Девушка всем своим видом вызывала мысль о свежем воздухе. Джерри легко представил ее у пруда, на корте, на поле для гольфа, и всюду она управлялась блестяще, скажем — ныряла, не потревожив воды. Волосы у нее были мягко-каштановые, подбородок — решительный. Какого цвета глаза, он не разглядел, но знал, что именно этот цвет — самый лучший.
Смешно, честное слово (думал Джерри)! А он еще сердился, что ему выпало быть присяжным! Слава богу, что он — карикатурист, а не казначей, не зубной врач, не тюремщик и не меннонит:[46] именно эти баловни судьбы почему-то не бывают присяжными. Если бы он знал, что вместо них берут таких девушек, он бы приветливей встретил тех, кто покусился на его покой и свободу.
И девушка, и он, и десять их временных коллег, не будучи зубными врачами, решали тяжбу между двумя Онапулосами и Компанией, которая разливала вино в бутылки на территории Восточных графств, — одну из нудных тяжб между фирмами, когда адвокат непрестанно сует судье какие-то книги и со всем почтением просит взглянуть на строки, отмеченные карандашом, после чего судья смотрит на другую страницу («Какой еще мистер Джонс? Ничего не вижу». — «Ваша милость, страница не та. Справа, а не слева». — «Ну и что?» — «Простите, ваша милость, слева — другое дело»).
Джерри спасался тем, что судья, обвинитель и защитник оказались прекраснейшей натурой, и он рисовал их лица, если мы назовем это лицами.
Эмиля Онапулоса подвергли перекрестному допросу, пытаясь выяснить, действительно ли 14 ноября истекшего года он о чем-то договорился, то есть — заключил словесное соглашение, и девушка омрачилась, словно ответы ее не устраивали. Раза два она поджала прекраснейшие губы, а кончик прекраснейшего носа угрожающе задвигался, словно она хотела сказать, что злосчастный Эмиль навряд ли завоюет сердца присяжных.
Джерри восхищался ею все больше. Перед ним, наконец, была девушка, у которой есть все. Она играет в гольф, играет в теннис, плавает, но этого мало: она думает. Ее могучим мозгам дано взвесить свидетельства и понять, о чем говорят загадочные люди. Сам он почти сразу махнул на это рукой.

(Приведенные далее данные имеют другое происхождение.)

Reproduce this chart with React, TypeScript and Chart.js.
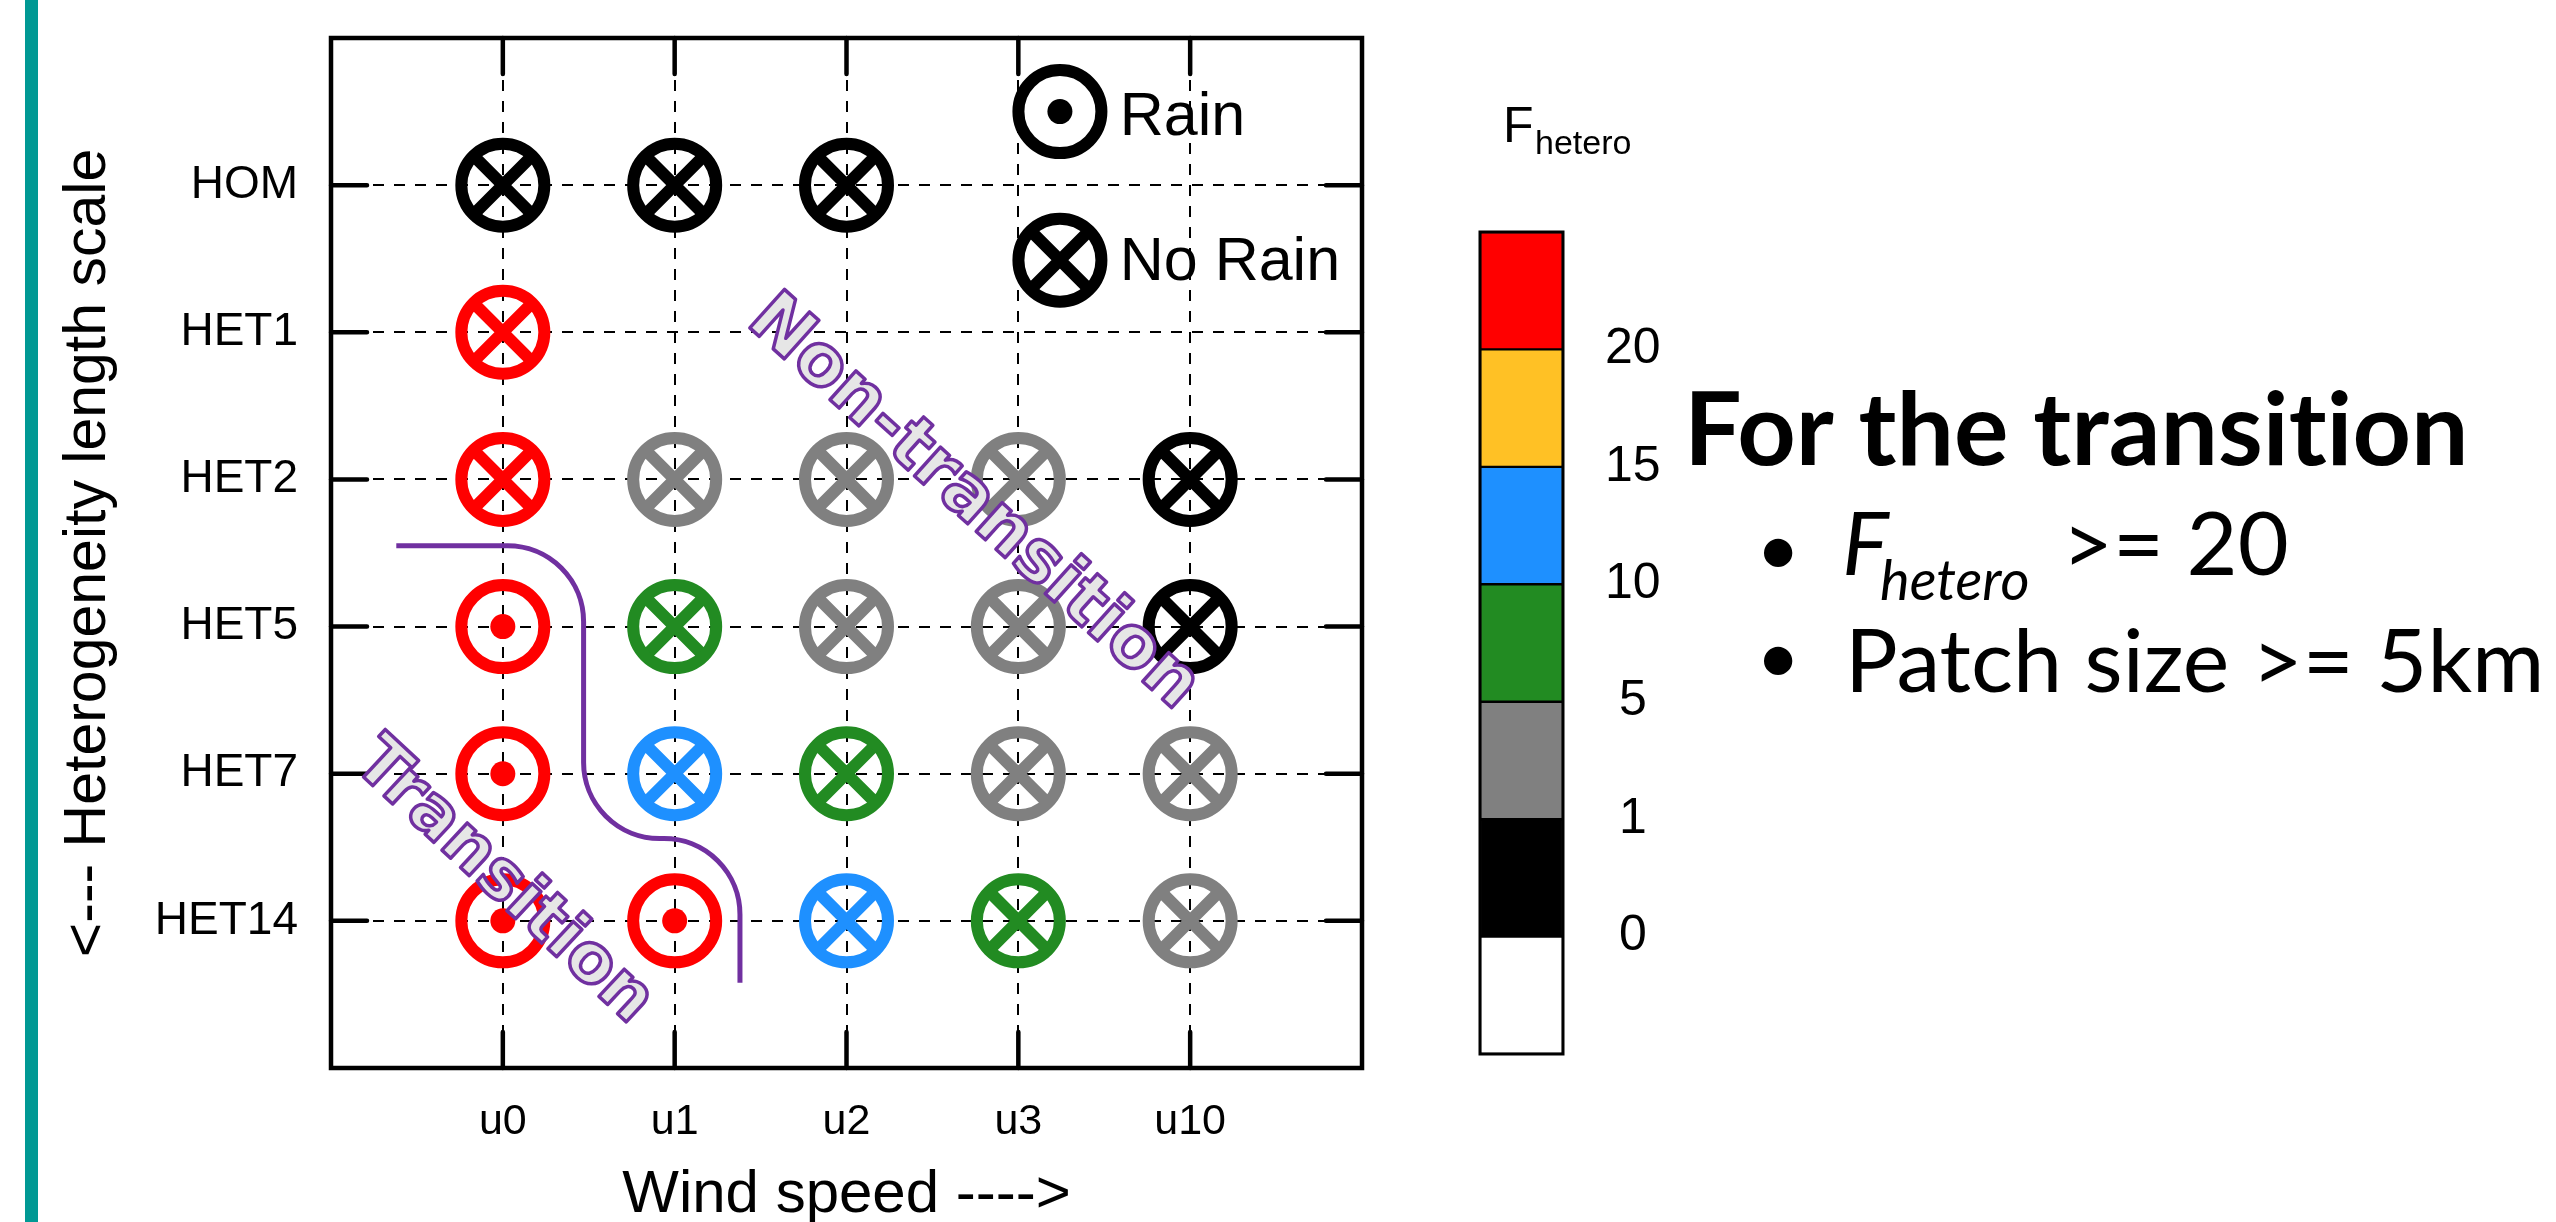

Время шло, сменялись века. Завершая портрет адвоката, он внезапно заметил, что стражи закона сделали свое дело и просят присяжных его решить.
Присяжные удалились. Главный из них призвал к порядку, и те, кто вершил судьбу двух Онапулосов и многочисленных бутылыциков, которые плодятся делением, особенно — в Линкольншире, стали выражать свои мнения.
Мнения эти, как обычно, были нелепыми отчасти и нелепыми вполне. Разобраться в них выпало на долю прекрасной незнакомки. Ясным и звонким голосом, напоминавшим Джерри пение птиц в старинном саду, она объяснила присяжным, что велит им справедливость.
Справедливость, по всей видимости, полностью поддержала бутылыциков. Если бы прекрасная незнакомка была любящей племянницей одного из их вице-президентов, она не могла бы более пылко выразить свою любовь.
Защитница этих честных людей заворожила всех, особенно Джерри. Мы не вправе сказать, что он следил за ее доводами, зато соглашался с любым ее словом. Даниил,[47] иначе не скажешь, говорил он, не зная и тени сомнения. Что верно для нее, верно для него. Конечно, он жалел Джонни, который был ему другом, Онапулосу — адвокатом, но ничего не попишешь, fiat justitia.[48] В конце концов хороший адвокат знает, что всех не защитишь. Словом, не колеблясь, он присоединил свой голос к остальным одиннадцати, и быстроногие вестники понесли бутылыцикам благую весть, чтобы те, на радостях, разбрасывали яркие розы, а может быть — бутылки.
Кроме гадаринских свиней,[49] запечатлевших в веках свою прыть, никто не срывается с места быстрее присяжных. Давка в дверях разлучила Джерри с прекрасной незнакомкой, однако на улице он сразу подошел к ней и для начала покашлял.
Часто бывает, что преданный поклонник, увидев вблизи предмет поклонения, разочаровывается. Это бывает; но не с Джерри. Незнакомка воззвала издали к самым глубинам его сердца, воззвала к ним и теперь, с ближней дистанции. Глаза оказались карими с золотыми искрами невиданной красоты, как он и думал.
— А, это вы! — сказала она, словно старому другу, несказанно его растрогав. — Устали?